### Input rows
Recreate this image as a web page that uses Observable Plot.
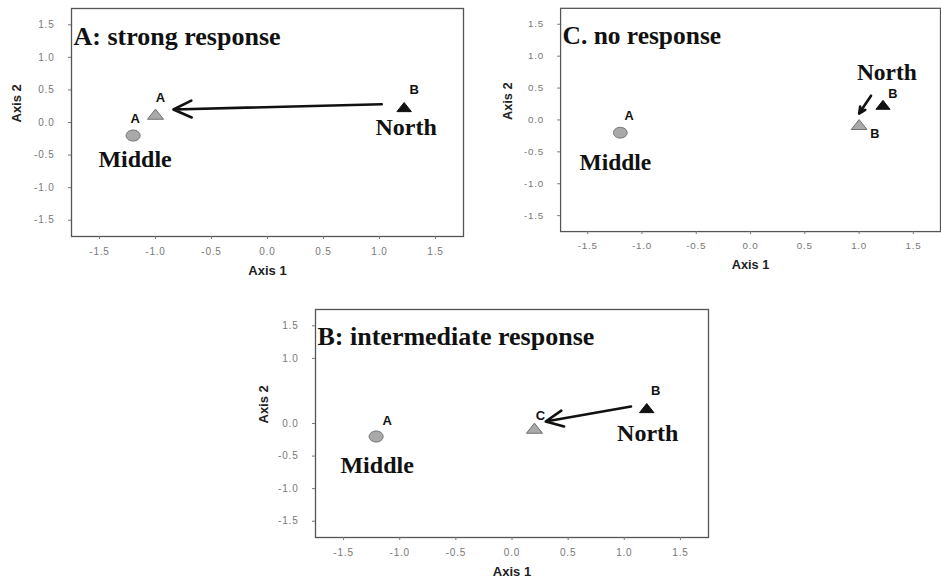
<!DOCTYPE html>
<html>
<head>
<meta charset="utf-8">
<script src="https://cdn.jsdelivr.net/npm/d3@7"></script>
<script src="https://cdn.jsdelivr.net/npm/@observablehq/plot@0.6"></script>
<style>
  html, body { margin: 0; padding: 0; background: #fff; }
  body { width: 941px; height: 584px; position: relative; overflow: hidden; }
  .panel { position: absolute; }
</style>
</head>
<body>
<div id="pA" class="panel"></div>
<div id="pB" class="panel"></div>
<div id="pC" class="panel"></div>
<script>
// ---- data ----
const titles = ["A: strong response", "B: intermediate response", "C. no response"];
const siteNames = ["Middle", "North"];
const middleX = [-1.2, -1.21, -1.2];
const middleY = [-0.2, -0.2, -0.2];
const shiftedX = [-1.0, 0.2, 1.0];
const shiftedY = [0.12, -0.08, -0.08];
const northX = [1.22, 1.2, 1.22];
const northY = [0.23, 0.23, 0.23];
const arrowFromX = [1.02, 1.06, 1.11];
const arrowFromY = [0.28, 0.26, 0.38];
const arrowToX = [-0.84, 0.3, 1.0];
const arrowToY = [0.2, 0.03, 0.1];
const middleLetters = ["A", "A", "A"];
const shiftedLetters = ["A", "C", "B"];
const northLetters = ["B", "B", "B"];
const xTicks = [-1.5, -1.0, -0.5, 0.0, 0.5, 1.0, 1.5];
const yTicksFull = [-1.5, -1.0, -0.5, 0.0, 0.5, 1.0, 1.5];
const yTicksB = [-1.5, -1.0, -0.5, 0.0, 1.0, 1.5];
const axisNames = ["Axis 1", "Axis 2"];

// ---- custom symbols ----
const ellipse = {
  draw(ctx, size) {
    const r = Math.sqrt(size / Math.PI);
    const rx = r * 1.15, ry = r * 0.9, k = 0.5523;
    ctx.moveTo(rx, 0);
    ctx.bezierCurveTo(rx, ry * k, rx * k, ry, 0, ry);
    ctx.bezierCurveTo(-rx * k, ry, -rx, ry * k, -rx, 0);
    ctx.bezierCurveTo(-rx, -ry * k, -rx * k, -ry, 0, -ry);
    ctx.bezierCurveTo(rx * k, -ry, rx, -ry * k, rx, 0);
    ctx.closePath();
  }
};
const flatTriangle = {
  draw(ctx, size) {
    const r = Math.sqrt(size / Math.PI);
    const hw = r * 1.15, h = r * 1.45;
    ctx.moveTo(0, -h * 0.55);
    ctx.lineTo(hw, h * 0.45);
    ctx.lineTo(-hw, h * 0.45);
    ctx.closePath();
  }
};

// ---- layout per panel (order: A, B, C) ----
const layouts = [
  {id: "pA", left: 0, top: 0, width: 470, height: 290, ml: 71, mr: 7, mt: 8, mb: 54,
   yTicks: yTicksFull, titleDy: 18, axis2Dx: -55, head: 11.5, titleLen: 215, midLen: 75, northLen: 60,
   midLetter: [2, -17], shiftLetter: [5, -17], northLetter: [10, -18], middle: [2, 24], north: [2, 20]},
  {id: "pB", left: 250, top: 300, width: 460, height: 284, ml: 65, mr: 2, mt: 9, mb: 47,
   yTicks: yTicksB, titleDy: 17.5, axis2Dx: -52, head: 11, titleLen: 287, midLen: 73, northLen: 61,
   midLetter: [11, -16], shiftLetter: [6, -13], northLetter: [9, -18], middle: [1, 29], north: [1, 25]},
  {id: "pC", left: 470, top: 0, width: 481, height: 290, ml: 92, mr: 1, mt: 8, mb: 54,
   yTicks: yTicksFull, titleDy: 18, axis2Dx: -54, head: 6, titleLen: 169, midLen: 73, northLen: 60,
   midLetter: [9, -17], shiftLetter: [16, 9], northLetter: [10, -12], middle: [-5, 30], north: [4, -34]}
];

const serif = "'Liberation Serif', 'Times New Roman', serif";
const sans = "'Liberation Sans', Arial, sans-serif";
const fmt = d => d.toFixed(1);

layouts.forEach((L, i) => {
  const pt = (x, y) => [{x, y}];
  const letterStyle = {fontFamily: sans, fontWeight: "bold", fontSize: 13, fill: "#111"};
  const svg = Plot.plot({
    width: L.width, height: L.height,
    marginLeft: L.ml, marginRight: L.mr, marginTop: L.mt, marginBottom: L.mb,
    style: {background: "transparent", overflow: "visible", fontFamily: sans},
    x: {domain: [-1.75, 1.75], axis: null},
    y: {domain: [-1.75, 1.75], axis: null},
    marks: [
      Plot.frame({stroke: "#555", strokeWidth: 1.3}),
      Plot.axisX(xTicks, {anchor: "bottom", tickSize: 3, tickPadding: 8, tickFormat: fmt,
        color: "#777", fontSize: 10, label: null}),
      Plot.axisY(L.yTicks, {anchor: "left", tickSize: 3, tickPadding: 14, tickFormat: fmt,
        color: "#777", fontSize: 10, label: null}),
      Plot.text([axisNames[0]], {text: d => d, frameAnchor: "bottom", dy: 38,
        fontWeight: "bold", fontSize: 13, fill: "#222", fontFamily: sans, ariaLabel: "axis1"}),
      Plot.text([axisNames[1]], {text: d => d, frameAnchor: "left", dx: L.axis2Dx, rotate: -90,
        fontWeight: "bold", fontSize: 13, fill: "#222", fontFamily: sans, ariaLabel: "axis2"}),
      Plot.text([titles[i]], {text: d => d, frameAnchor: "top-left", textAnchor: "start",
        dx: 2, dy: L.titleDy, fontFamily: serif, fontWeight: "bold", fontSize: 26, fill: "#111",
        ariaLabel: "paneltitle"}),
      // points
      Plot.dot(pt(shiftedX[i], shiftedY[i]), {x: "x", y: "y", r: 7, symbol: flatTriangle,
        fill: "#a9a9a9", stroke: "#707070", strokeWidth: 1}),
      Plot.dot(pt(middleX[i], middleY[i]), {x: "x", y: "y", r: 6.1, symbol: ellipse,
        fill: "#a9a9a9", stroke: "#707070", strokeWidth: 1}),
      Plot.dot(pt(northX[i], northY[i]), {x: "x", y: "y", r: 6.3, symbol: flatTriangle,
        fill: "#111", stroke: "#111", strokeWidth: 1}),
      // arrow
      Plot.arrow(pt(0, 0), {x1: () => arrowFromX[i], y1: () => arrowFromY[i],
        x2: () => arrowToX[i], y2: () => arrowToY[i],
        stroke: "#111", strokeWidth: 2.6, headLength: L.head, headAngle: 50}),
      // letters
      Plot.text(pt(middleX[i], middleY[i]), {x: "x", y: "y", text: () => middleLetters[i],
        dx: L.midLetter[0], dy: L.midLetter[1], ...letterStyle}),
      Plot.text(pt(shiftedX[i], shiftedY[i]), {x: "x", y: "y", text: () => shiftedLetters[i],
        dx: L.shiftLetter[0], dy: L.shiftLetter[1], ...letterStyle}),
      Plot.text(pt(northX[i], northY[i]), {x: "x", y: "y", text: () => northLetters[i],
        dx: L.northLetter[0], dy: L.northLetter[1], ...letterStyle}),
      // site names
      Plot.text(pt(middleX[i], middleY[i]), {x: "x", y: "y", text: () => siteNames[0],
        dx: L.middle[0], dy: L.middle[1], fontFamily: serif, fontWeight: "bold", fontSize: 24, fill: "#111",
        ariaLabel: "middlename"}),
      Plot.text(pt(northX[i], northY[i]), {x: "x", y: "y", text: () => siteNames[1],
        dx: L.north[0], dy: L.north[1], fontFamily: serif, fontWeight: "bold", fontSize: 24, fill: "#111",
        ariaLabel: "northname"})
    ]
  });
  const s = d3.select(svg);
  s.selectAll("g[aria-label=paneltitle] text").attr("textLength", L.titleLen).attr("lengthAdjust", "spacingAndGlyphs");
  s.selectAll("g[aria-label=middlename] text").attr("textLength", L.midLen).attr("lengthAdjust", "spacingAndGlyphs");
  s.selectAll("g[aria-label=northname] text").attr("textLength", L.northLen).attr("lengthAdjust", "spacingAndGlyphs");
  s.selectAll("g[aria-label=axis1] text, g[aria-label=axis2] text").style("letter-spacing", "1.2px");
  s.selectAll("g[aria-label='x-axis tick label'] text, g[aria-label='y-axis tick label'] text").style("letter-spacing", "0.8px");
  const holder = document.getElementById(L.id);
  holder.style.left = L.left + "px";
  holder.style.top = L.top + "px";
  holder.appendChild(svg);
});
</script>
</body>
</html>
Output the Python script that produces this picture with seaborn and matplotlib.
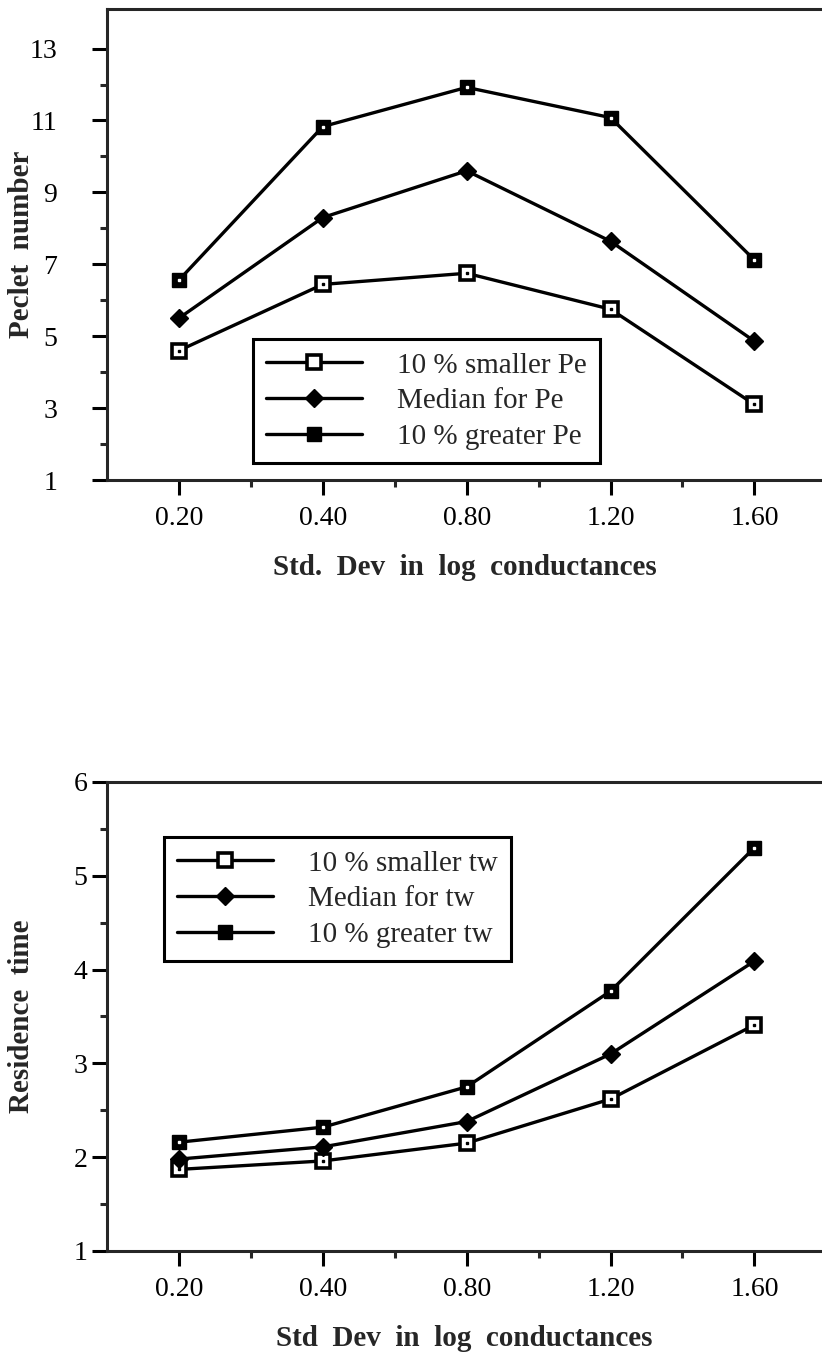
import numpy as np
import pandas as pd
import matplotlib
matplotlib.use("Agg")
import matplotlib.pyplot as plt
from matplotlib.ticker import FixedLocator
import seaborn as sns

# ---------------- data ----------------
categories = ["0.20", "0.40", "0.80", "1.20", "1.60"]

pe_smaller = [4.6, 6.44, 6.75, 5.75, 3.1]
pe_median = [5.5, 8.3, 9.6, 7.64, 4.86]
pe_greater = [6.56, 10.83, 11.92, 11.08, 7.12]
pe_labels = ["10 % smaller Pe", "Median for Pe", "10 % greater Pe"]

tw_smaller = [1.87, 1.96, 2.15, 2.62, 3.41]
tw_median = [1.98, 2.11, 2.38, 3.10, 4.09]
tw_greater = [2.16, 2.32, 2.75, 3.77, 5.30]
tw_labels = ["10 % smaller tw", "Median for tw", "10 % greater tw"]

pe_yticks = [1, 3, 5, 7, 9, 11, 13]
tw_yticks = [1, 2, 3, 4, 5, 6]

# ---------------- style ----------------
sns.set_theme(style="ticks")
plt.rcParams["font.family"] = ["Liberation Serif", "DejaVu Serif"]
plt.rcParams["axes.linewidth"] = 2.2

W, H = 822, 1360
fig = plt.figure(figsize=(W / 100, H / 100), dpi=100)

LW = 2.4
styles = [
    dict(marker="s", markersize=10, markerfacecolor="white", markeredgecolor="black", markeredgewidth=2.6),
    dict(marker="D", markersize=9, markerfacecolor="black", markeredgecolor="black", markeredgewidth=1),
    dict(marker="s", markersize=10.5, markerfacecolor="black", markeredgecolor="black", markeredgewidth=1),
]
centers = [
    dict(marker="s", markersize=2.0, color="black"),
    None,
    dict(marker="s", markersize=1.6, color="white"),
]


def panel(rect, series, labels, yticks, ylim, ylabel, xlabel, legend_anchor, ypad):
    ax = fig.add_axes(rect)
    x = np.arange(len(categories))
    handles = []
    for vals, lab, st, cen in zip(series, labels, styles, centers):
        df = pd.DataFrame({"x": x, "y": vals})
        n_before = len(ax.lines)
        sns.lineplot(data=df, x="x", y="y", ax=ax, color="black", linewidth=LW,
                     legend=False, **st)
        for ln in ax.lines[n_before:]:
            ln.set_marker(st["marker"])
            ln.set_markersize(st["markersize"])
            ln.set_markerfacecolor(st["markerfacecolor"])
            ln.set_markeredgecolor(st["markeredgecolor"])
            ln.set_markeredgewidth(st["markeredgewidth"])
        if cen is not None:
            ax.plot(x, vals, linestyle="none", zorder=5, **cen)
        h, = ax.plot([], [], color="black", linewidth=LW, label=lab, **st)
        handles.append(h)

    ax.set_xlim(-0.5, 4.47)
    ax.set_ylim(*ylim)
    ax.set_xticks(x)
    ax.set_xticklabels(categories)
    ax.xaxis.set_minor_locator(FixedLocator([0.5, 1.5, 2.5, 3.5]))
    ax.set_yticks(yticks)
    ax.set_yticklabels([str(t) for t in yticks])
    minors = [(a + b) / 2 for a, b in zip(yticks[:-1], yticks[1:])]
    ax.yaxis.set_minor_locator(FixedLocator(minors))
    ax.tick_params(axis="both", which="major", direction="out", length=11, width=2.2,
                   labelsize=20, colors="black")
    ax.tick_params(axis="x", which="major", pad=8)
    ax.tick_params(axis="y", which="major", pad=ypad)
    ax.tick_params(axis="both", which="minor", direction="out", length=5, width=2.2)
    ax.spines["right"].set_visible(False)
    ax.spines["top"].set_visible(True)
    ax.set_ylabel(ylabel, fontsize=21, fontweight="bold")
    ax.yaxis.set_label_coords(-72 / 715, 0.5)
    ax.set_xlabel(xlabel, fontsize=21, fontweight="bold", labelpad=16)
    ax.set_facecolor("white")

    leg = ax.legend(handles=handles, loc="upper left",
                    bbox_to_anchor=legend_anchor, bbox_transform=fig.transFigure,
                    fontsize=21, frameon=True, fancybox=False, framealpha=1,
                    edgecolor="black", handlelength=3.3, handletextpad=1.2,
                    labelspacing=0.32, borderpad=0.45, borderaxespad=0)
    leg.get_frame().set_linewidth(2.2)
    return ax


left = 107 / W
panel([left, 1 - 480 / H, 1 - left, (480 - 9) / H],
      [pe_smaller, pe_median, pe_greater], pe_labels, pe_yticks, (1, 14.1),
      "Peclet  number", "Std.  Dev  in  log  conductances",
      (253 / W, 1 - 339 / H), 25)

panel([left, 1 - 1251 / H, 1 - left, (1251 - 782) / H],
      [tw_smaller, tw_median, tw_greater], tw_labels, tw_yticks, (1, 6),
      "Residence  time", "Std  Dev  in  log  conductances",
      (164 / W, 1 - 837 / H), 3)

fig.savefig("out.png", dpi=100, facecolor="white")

### Given request
Copy the lines above exactly, starting at the one with "Output the Python" and ending at the one with "import seaborn as sns", both included. Leave out any pictures and add nothing else.

### Final result
Output the Python script that produces this picture with seaborn and matplotlib.
import numpy as np
import pandas as pd
import matplotlib
matplotlib.use("Agg")
import matplotlib.pyplot as plt
from matplotlib.ticker import FixedLocator
import seaborn as sns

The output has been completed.